> [DATA BLOCK]:
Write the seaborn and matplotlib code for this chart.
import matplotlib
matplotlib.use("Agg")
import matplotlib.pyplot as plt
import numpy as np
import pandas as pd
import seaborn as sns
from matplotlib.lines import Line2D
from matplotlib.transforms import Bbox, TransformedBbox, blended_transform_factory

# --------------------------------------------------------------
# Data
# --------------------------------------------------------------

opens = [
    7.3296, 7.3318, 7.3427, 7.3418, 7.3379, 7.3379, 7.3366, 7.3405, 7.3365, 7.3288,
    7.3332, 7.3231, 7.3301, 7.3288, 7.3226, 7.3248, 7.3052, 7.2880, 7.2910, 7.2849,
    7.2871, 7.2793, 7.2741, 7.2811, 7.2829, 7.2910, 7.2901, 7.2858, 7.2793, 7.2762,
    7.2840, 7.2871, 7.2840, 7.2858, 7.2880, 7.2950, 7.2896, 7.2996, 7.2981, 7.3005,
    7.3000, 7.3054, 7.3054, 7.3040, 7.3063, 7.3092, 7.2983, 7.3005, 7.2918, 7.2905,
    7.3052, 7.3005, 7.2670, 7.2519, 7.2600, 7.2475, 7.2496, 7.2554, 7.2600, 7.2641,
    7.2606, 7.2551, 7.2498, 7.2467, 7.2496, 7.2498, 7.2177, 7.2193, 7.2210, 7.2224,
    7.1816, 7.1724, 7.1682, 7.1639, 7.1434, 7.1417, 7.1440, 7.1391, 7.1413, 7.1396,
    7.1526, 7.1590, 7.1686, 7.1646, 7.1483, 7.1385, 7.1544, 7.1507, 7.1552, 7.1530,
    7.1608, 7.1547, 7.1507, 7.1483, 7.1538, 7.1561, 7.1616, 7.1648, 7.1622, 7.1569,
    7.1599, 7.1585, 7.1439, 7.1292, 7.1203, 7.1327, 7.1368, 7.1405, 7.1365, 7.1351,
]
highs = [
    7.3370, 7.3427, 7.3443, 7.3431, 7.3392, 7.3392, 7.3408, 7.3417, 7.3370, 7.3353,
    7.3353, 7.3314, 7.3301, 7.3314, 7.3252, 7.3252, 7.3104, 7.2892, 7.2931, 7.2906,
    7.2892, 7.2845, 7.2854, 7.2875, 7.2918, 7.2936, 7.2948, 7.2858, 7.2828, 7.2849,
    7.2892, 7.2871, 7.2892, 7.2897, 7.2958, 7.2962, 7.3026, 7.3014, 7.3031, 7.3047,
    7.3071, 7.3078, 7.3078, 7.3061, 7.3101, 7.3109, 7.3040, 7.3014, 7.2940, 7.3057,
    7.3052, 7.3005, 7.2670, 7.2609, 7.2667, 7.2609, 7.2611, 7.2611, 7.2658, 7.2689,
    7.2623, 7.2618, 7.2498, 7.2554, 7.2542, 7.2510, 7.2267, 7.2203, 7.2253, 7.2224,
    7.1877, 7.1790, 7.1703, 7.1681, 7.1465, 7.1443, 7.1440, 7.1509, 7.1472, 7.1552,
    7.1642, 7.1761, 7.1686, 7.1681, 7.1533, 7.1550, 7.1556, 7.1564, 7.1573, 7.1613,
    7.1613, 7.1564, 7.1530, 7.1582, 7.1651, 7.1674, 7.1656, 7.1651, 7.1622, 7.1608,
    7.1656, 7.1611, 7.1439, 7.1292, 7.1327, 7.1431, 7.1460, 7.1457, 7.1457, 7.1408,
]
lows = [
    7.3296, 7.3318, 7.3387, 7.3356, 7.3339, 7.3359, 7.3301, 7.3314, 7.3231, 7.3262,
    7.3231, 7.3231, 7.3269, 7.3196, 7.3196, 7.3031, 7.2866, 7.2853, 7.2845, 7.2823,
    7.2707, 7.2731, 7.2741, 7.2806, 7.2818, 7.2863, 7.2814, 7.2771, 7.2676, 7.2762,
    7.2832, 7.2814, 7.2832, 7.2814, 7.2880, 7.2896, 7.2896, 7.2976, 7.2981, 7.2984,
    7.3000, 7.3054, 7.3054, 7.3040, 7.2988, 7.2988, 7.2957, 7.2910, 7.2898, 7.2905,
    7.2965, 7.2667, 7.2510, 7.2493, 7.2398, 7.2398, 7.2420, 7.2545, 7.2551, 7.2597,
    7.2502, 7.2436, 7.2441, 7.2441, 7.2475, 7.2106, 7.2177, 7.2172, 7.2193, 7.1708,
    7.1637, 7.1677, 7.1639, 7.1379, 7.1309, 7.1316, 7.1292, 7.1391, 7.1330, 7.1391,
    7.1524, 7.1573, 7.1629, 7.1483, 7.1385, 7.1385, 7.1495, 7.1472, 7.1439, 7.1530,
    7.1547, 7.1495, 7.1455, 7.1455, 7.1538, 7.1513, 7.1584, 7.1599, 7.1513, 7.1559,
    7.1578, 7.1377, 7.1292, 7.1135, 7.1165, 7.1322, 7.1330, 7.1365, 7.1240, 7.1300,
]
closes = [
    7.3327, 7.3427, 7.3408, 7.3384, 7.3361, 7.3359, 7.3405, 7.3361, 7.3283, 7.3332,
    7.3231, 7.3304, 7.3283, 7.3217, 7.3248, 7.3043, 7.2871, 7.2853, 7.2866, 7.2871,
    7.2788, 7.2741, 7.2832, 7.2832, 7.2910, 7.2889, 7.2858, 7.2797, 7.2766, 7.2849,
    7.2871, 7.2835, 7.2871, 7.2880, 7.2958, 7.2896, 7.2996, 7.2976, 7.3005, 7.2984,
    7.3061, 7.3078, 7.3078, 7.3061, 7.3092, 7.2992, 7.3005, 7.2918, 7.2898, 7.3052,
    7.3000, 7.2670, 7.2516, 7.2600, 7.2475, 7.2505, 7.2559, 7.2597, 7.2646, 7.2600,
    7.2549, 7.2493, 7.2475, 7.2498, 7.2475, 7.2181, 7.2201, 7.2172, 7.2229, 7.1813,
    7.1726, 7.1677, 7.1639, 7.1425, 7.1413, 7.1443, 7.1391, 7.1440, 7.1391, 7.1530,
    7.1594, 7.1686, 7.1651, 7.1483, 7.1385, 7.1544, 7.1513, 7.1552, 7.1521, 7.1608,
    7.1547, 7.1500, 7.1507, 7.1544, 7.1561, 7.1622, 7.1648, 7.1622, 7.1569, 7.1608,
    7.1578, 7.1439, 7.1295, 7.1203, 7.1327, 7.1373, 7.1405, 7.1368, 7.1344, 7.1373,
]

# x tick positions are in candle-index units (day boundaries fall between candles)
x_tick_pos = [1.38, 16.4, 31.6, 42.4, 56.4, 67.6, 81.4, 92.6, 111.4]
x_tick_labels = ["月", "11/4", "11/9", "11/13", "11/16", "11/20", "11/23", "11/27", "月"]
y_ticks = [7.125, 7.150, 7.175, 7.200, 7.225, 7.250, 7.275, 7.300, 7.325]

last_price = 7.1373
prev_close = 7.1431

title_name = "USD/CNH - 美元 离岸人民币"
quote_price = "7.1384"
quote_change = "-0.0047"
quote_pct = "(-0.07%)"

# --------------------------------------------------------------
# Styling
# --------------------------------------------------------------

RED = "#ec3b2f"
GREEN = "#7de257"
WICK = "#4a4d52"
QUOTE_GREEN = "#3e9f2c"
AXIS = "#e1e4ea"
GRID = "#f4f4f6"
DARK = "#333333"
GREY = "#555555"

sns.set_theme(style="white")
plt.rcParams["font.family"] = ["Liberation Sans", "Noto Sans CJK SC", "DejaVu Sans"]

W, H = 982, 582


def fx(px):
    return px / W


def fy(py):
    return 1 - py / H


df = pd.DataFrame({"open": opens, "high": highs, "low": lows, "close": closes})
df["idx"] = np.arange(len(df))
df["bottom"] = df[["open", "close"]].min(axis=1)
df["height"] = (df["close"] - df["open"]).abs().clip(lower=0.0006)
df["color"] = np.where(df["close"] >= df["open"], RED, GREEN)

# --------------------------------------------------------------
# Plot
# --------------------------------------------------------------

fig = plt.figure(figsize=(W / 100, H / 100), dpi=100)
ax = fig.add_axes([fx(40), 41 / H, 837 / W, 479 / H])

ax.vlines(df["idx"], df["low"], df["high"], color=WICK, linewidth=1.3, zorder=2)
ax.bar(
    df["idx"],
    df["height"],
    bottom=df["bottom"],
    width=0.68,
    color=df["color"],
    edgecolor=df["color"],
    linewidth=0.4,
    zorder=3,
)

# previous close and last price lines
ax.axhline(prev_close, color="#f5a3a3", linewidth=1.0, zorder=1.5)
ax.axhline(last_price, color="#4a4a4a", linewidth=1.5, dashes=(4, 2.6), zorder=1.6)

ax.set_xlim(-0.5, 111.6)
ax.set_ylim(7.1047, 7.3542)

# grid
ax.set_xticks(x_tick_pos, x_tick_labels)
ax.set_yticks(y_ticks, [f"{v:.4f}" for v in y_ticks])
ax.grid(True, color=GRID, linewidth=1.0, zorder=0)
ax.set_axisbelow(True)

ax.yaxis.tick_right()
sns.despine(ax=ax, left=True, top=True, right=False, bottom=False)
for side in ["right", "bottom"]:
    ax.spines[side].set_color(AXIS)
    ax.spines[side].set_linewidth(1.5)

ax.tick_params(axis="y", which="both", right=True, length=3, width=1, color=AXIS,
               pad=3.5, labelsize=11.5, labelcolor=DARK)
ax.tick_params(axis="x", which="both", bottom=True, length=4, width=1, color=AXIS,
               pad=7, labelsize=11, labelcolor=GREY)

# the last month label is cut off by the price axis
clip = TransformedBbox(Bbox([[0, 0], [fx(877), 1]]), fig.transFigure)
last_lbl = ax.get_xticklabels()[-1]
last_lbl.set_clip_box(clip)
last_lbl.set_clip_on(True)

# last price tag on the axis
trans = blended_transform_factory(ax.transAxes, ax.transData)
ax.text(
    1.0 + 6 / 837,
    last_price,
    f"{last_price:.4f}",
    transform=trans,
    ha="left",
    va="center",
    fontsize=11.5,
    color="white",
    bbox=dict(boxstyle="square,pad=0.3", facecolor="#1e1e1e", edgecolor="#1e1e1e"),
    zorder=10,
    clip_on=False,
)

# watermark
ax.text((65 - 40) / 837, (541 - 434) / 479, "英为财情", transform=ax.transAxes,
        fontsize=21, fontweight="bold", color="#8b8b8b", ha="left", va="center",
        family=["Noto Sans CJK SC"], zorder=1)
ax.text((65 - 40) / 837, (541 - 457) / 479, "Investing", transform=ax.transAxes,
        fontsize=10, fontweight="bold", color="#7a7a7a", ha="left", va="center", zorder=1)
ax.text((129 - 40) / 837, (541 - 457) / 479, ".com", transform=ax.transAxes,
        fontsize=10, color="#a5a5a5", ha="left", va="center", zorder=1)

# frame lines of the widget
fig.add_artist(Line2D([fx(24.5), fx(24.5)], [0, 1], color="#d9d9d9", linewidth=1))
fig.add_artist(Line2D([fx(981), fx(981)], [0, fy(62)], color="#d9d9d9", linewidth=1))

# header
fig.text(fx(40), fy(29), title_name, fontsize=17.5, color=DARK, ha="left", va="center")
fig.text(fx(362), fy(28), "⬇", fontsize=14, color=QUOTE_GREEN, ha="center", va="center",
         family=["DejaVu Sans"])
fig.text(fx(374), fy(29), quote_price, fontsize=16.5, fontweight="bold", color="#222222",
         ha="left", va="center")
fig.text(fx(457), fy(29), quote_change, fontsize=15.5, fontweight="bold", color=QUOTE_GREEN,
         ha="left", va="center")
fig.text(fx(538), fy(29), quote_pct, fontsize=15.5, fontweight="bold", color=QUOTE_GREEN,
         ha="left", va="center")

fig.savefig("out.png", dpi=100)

> [GIVEN PROBLEM]: Return nothing but the lines from the start of the listing above through the line containing "from matplotlib.transforms import", exactly as given.

> [RESULT OF THE EXERCISE]:
Write the seaborn and matplotlib code for this chart.
import matplotlib
matplotlib.use("Agg")
import matplotlib.pyplot as plt
import numpy as np
import pandas as pd
import seaborn as sns
from matplotlib.lines import Line2D
from matplotlib.transforms import Bbox, TransformedBbox, blended_transform_factory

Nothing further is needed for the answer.